Rep. Mondaire Jones (D-N.Y.) conducts a news conference

Rep. Mondaire Jones (D-N.Y.) conducts a news conference outside the Capitol to reintroduce the Universal Child Care and Early Learning Act on Tuesday, April 27, 2021. (Photo: Tom Williams/CQ-Roll Call, Inc via Getty Images)

Mondaire Jones Warns Against Watering Down Human Infrastructure Proposals

The New York Democrat is advocating universal programs, not means-tested ones, for programs in the Build Back Better plan.

Democratic Rep. Mondaire Jones on Sunday criticized efforts to include means-testing requirements on programs in his party's reconciliation package as an approach that is not cost-effective and that could exclude those most in need.

The vocal opposition to means-testing from Jones and other progressive Democrats came amid a push by conservative Democrats including Sen. Joe Manchin of West Virginia to pare back the climate and safety net package by imposing income limits on proposals like Medicare expansion.

"When you force people to prove that they qualify for a social program," Jones (D-N.Y.) told MSNBC's Ali Velshi, "you have to create processes and an entire administration to then verify eligibility."

"We know that that is overly burdensome for the neediest Americans, people who... can't obtain the documentation they need," he said.

A further problem, Jones continued, is that people "may be intimidated by the countless pages that they have to complete in many instances--in many instances complex pages."

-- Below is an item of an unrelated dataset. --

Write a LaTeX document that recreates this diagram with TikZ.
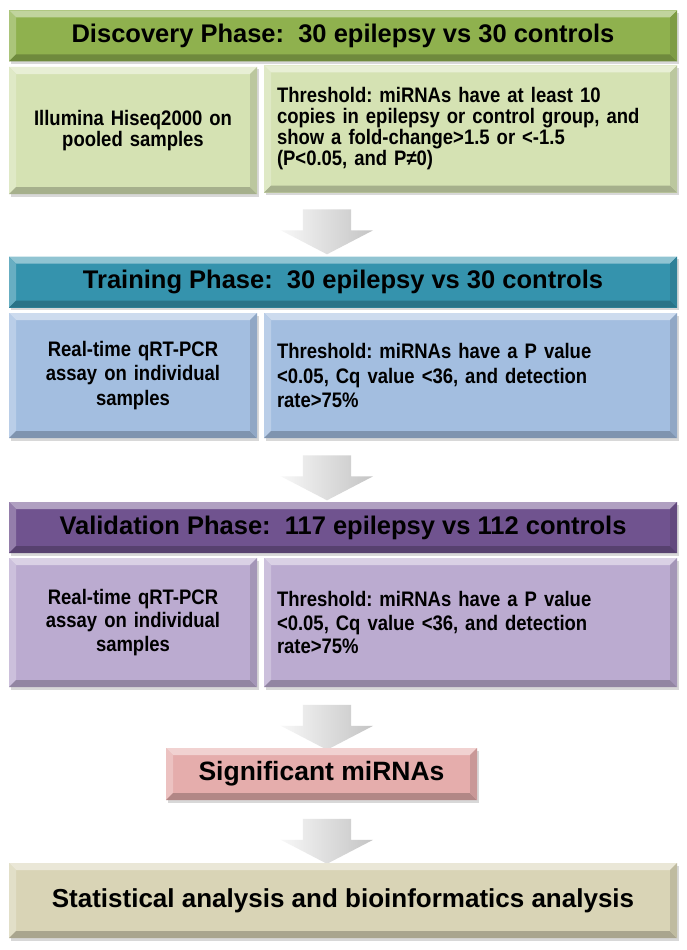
\documentclass[tikz,border=0pt]{standalone}
\usepackage{fontspec}
\setmainfont{Liberation Sans}
\newfontfamily\nar[FakeStretch=0.88]{Liberation Sans}
\usetikzlibrary{shapes.arrows,shadows,calc}
\definecolor{discH}{HTML}{8FB14E}
\definecolor{discS}{HTML}{D5E2B3}
\definecolor{trainH}{HTML}{3593AD}
\definecolor{trainS}{HTML}{A3BEE0}
\definecolor{valH}{HTML}{70538F}
\definecolor{valS}{HTML}{BBABD0}
\definecolor{sigC}{HTML}{E5ADAC}
\definecolor{finC}{HTML}{D9D4B6}
\definecolor{arrC}{HTML}{C4C4C4}
\tikzset{
  bev/.style 2 args={fill=#1, draw=none,
    drop shadow={opacity=0.3, shadow xshift=1.5pt, shadow yshift=-2.5pt},
    path picture={
      \path (path picture bounding box.north west) coordinate (pnw)
            (path picture bounding box.north east) coordinate (pne)
            (path picture bounding box.south west) coordinate (psw)
            (path picture bounding box.south east) coordinate (pse);
      \fill[#1!55!white] (pnw) -- (pne) -- ($(pne)+(-#2,-#2)$) -- ($(pnw)+(#2,-#2)$) -- cycle;
      \fill[#1!75!white] (pnw) -- (psw) -- ($(psw)+(#2,#2)$) -- ($(pnw)+(#2,-#2)$) -- cycle;
      \fill[#1!78!black] (psw) -- (pse) -- ($(pse)+(-#2,#2)$) -- ($(psw)+(#2,#2)$) -- cycle;
      \fill[#1!88!black] (pne) -- (pse) -- ($(pse)+(-#2,#2)$) -- ($(pne)+(-#2,-#2)$) -- cycle;
    }},
  header/.style={bev={#1}{7pt}, minimum width=668pt, minimum height=51pt, inner sep=0pt,
    font=\bfseries\fontsize{25.5}{28}\selectfont},
  leftbox/.style={bev={#1}{7pt}, minimum width=248pt, inner sep=0pt, text width=240pt, align=center,
    font=\nar\bfseries\fontsize{21}{21}\selectfont},
  rightbox/.style={bev={#1}{7pt}, minimum width=413pt, inner xsep=13pt, inner ysep=0pt, text width=387pt, align=left,
    font=\nar\bfseries\fontsize{21}{21}\selectfont},
  garrow/.style={single arrow, draw=none, rotate=-90, minimum height=45pt, minimum width=92pt,
    single arrow head extend=22pt, single arrow head indent=0pt, single arrow tip angle=125,
    inner xsep=0pt, inner ysep=24pt,
    left color=white!94!gray, right color=arrC},
}
\begin{document}
\frenchspacing
\begin{tikzpicture}[x=1pt,y=-1pt]
\useasboundingbox[fill=white] (0,0) rectangle (686,950);
% Discovery
\node[header=discH] (dH) at (343,36) {Discovery Phase:\; 30 epilepsy vs 30 controls};
\node[leftbox=discS, minimum height=127pt] (dL) at (133,130.5) {Illumina Hiseq2000 on\\pooled samples};
\node[rightbox=discS, minimum height=127pt] (dR) at (470.5,129) {Threshold: miRNAs have at least 10\\copies in epilepsy or control group, and\\show a fold-change>1.5 or <-1.5\\(P<0.05, and P≠0)};
\node[garrow] (a1) at (327,225.5) {};
% Training
\node[header=trainH] (tH) at (343,282) {Training Phase:\; 30 epilepsy vs 30 controls};
\node[leftbox=trainS, minimum height=125pt, font=\nar\bfseries\fontsize{21}{24.5}\selectfont] (tL) at (133,375.5) {Real-time qRT-PCR\\assay on individual\\samples};
\node[rightbox=trainS, minimum height=125pt, font=\nar\bfseries\fontsize{21}{24.5}\selectfont] (tR) at (470.5,375.5) {Threshold: miRNAs have a P value\\<0.05, Cq value <36, and detection\\rate>75\%};
\node[garrow] (a2) at (327,471.5) {};
% Validation
\node[header=valH] (vH) at (343,527.5) {Validation Phase:\; 117 epilepsy vs 112 controls};
\node[leftbox=valS, minimum height=129pt, font=\nar\bfseries\fontsize{21}{23.5}\selectfont] (vL) at (133,622.5) {Real-time qRT-PCR\\assay on individual\\samples};
\node[rightbox=valS, minimum height=129pt, font=\nar\bfseries\fontsize{21}{23.5}\selectfont] (vR) at (470.5,622.5) {Threshold: miRNAs have a P value\\<0.05, Cq value <36, and detection\\rate>75\%};
\node[garrow] (a3) at (327,721) {};
% Significant
\node[bev={sigC}{7pt}, minimum width=311pt, minimum height=52pt, inner sep=0pt,
  font=\bfseries\fontsize{26.5}{28}\selectfont] (sig) at (321.5,774) {Significant miRNAs};
\node[garrow] (a4) at (327,835) {};
% Final
\node[bev={finC}{7pt}, minimum width=668pt, minimum height=75pt, inner sep=0pt,
  font=\bfseries\fontsize{26}{28}\selectfont] (fin) at (343,900.5) {Statistical analysis and bioinformatics analysis};
\end{tikzpicture}
\end{document}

"We know that universal programs are popular," he said. "There's a reason why Social Security and Medicare have withstood the test of time despite the best efforts by Republicans to roll those programs back."

Jones echoed some of the arguments against means-testing he made in a Washington Post joint op-ed last week with Rep. Katie Porter (D-Calif.).

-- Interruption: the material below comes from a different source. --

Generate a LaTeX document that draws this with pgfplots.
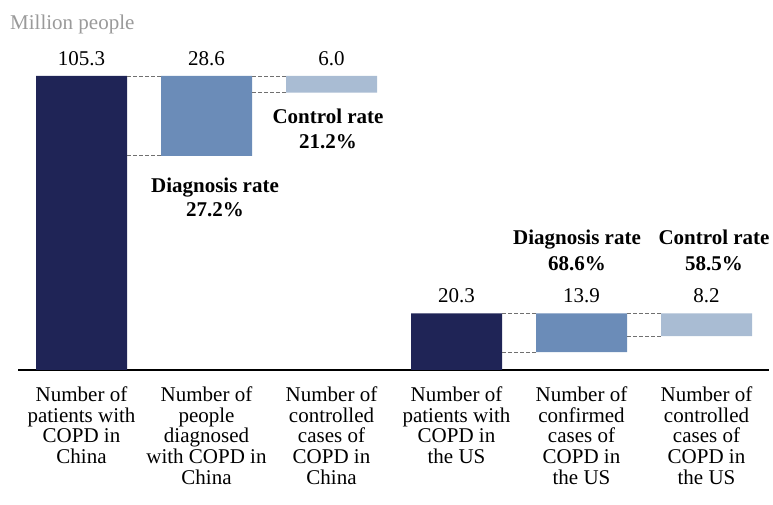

"For [President Joe] Biden's agenda to meet its potential, we must heed the lessons of the past," Jones and Porter wrote. "That means making our investments universal."

"We can't, as some have insisted, weaken the proposals by 'means-testing' them: restricting benefits only to those who meet arbitrary income requirements and who have the ability to prove they do."

In that joint op-ed, as well as in his interview with Velshi, Jones pointed to 2011 research from the Center for Economic and Policy Research that found "meanstesting is not an effective route for reducing the cost of Social Security" and could in fact raise the costs of the program.